Sunday, December 2, 2007

We Got a Lake...

Or, what's left of one....

So, the brilliant bastards of the BCS have announced all the Bowl Games and Clemson will be coming to the ATL to face Auburn at the Chic-fil-a (Peach) Bowl. (At least the chicfila people didn't name the bowl the Dwarf House Bowl - there would be midget wrastlin' goin on at the Dome.) Taken from a quote by Lewis Grizzard "Clemson is Auburn, with a Lake". I always like pointing that out to the WarTigerbirds from South Opelika.

This looks to be one of the BETTER Bowl Games. Good matchup. Their offense has struggled, as has our defence and their defence is good and should match up well against our offense.

I am sure that I will be picking this game apart as the weeks Drag on but on the surface the other games I will try to watch are:

Hawaii Bowl- Boise St. vs. East Carolina - Go Pirates
Champs Sports Bowl- Boston College vs. Michigan St., BC should win but dickboy was a Spartan
Mieneke Bowl- UConn vs. Wake Forest - if the UConn coach is there, they destroy Wake
Alamo Bowl - Penn St. vs. Texas A&M - I could give a shit here but this will be a good game
Fiesta Bowl - Oklahoma vs. West Virginia - Definitely going to watch this one.

The that's about it.

I will probably channel surf my way thru the rest. I will watch Georgia grind Hawaii into a pulp. Virginia Tech is going to KILL Kansas. Missouri won't be able to stop McFadden and he will solidify his Heisman as Arkansas rolls. Texas Tech will score 50 on Virginia if they can block Howie Long's son. Who knows what will happen...

Not very intriguing. I like LSU but really, really hate Ohio St. I hope they kill 'em and could care less if i watch the game. Last year I barely paid attention...

By the time the Bowls are over, Clemson should be 15-0, or so, in basketball and just starting ACC play. That should keep me interested - until we start dropping games...

I am just glad Notre Dame is not in a bowl this year - how did Alabama sneak in? They are 6-6 and dropped their last 4 games in a row. Is Satan, oops I mean Saban, that important. They should have put Alabama vs. South Carolina and at 1/2 time they should make Saban and Visor Boy cage fight at midfield since the coaches are what people want to see and the team is secondary.

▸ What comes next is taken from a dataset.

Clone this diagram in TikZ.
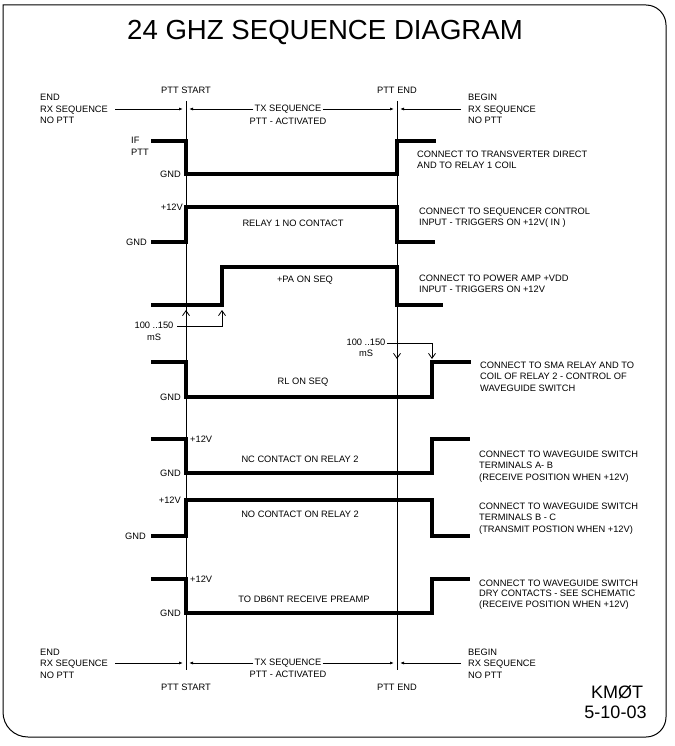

I am excited about the Peach Bowl but am unsure of what to do after the games since Buckhead is gone now. Jesus, after the 1993 Peach Bowl, when Clemson beat Kentucky 14-13 on a last second TD, me and Barney (from the Promised Land of Little Mountain, SC) went to Buckhead. What a night. Barney laid in the middle of Pharr Road (I think) and blocked all traffic before I realized he just wanted to sleep there at 11:30pm. We had to find a Bar and Jeff Blauser's bar, Orchestra Pit, was packed and not letting anyone in. So, we went to the Acme. Wow. We push our way to the bar, I prop Barney onto chair and post up. This group of guys wearing sports coats and buzz cuts are next to us raising hell. They were Marines out of Paris Island. We had a blast until one of the Priviates orders a round of beers, some chuckle head reaches thru the Marines and takes one of their new beers. The Marine politely grab his arm and tells him that those are their beers. He says FUCK YOU!.. Politely he tells him to give it back. Guy says "You want it that bad -" S M A S H. I hear/see the explosion of the beer bottle against the side of the Marienes head. The Lt. grabs the guy immediately and, since you can take the boy out of North Chuck - you can't take the North Chuck out of the boy, I grab the chuckle head by the hair and give him 5-6 quick, fast and solid knees to the head. The rest of the platoon grabs me and pulls this dude away and they fall to the floor, blood, beer and this guys face hits the floor. In < 15 seconds it's over and the bouncers are kicking people out - just him... Bartender saw the whole thing, checked on the Marine that got the bottle smashed on the side of his head and he just had a cut on his ear. He got a shot of Tequila drank 1/2 and poured the other 1/2 on his ear and we were best friends for the rest of the night. All his platoon buddies felt guilty that they weren't the guys beating the shit out of this guy so they all bought me drinks for the rest of the night. Bartender uses me as the launching pad for all the Champagne, so I pass out about 40 bottles to eveyone and Barney and I have our own bottles and he snaps out of his drunken stupor and asks - What's going on??? What did I miss? Nothing Barney - Happy New Year brother! He missed the whole thing. (I haven't talked to him in about 4 years - I should look him up.)